Boruch pisze:
Z badań wynika, że podobno Polacy są coraz bardziej świadomi zagrożenia psującego się klimatu.
Może i są czegoś świadomi, jednak wierzą, że można raka wyleczyć modlitwą.
Te wszystkie szczyty klimatyczne i kary za emisję działają ze skutkiem odwrotnym do deklarowanego.
Jak dotychczas tylko Europa krzyczy o nadchodzącym kataklizmie i sama na siebie nakłada kary, co ma
taki sam sens, jak proszenie wujka by umył zęby bo w pokoju śmierdzi mu z paszczy, podczas gdy w tym
samym pokoju dziadek popierduje po grochówce. Analogicznie Europa nakłada kary za emisję które są
składową kosztów produkcji, przez co towar europejski staje się drogi i wypiera go tani, bo nieobłożony
karami towar z Chin, Indii, czy nawet USA, które w dupie mają ograniczenia emisji i emitują sto razy
więcej niż Europa w tym samym przecież "pokoju". I o to głównie chodzi lobbystom klimatycznym, żeby
europejska produkcja nie była konkurencyjna, a nie o iluzoryczny dobrostan ludzkości.

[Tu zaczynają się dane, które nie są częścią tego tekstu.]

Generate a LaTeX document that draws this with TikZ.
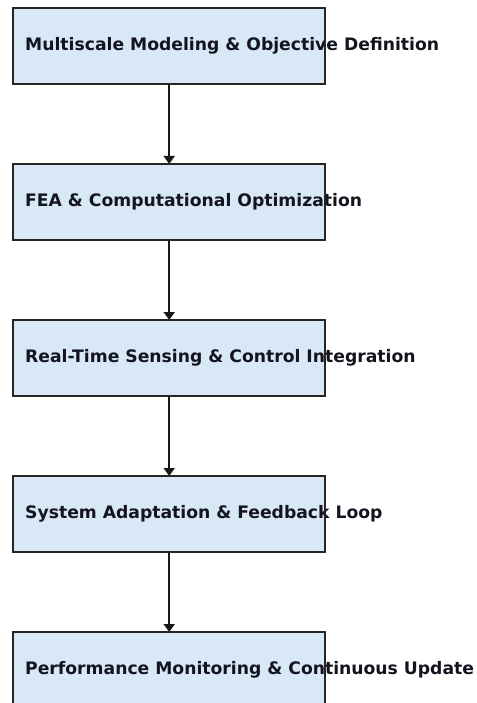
\documentclass[tikz,border=0pt]{standalone}
\usepackage{fontspec}
\setmainfont{DejaVu Sans}
\usetikzlibrary{arrows.meta}
\definecolor{boxfill}{HTML}{D8E8F6}
\definecolor{txt}{HTML}{141420}
\tikzset{
  boxbg/.style={rectangle, fill=boxfill, draw=none, minimum width=312pt, minimum height=76pt, inner sep=0pt, anchor=north west},
  boxline/.style={draw=black!85, line width=2pt},
  lbl/.style={anchor=west, inner sep=0pt, text=txt, font=\bfseries\fontsize{17.2}{19}\selectfont},
  conn/.style={draw=black!90, line width=1.8pt, -{Triangle[width=11pt,length=8pt]}}
}
\begin{document}
\begin{tikzpicture}[x=1pt,y=-1pt]
\useasboundingbox (0,0) rectangle (476,703);
\begin{scope}
\clip (0,0) rectangle (476,703);
\node[boxbg] (b1) at (13,8) {};
\node[boxbg] (b2) at (13,164) {};
\node[boxbg] (b3) at (13,320) {};
\node[boxbg] (b4) at (13,476) {};
\node[boxbg] (b5) at (13,632) {};
\node[lbl] (t1) at (25,45.5) {Multiscale Modeling \& Objective Definition};
\node[lbl] (t2) at (25,201.5) {FEA \& Computational Optimization};
\node[lbl] (t3) at (25,357.5) {Real-Time Sensing \& Control Integration};
\node[lbl] (t4) at (25,513.5) {System Adaptation \& Feedback Loop};
\node[lbl] (t5) at (25,669.5) {Performance Monitoring \& Continuous Update};
\foreach \b in {b1,b2,b3,b4,b5} {
  \draw[boxline] (\b.north west) rectangle (\b.south east);
}
\draw[conn] (b1.south) -- (b2.north);
\draw[conn] (b2.south) -- (b3.north);
\draw[conn] (b3.south) -- (b4.north);
\draw[conn] (b4.south) -- (b5.north);
\end{scope}
\end{tikzpicture}
\end{document}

Utopijne brednie, że za kilka lat europejska produkcja będzie neutralna dla środowiska są możliwe o tyle,
że za kilka lat nie będzie żadnej europejskiej produkcji, a więc i szkodzić nie będzie nikomu. Natomiast
Chiny i inne szkodniki dostarczą czego potrzeba, nie zawracając sobie dupy idealistycznymi pierdołami.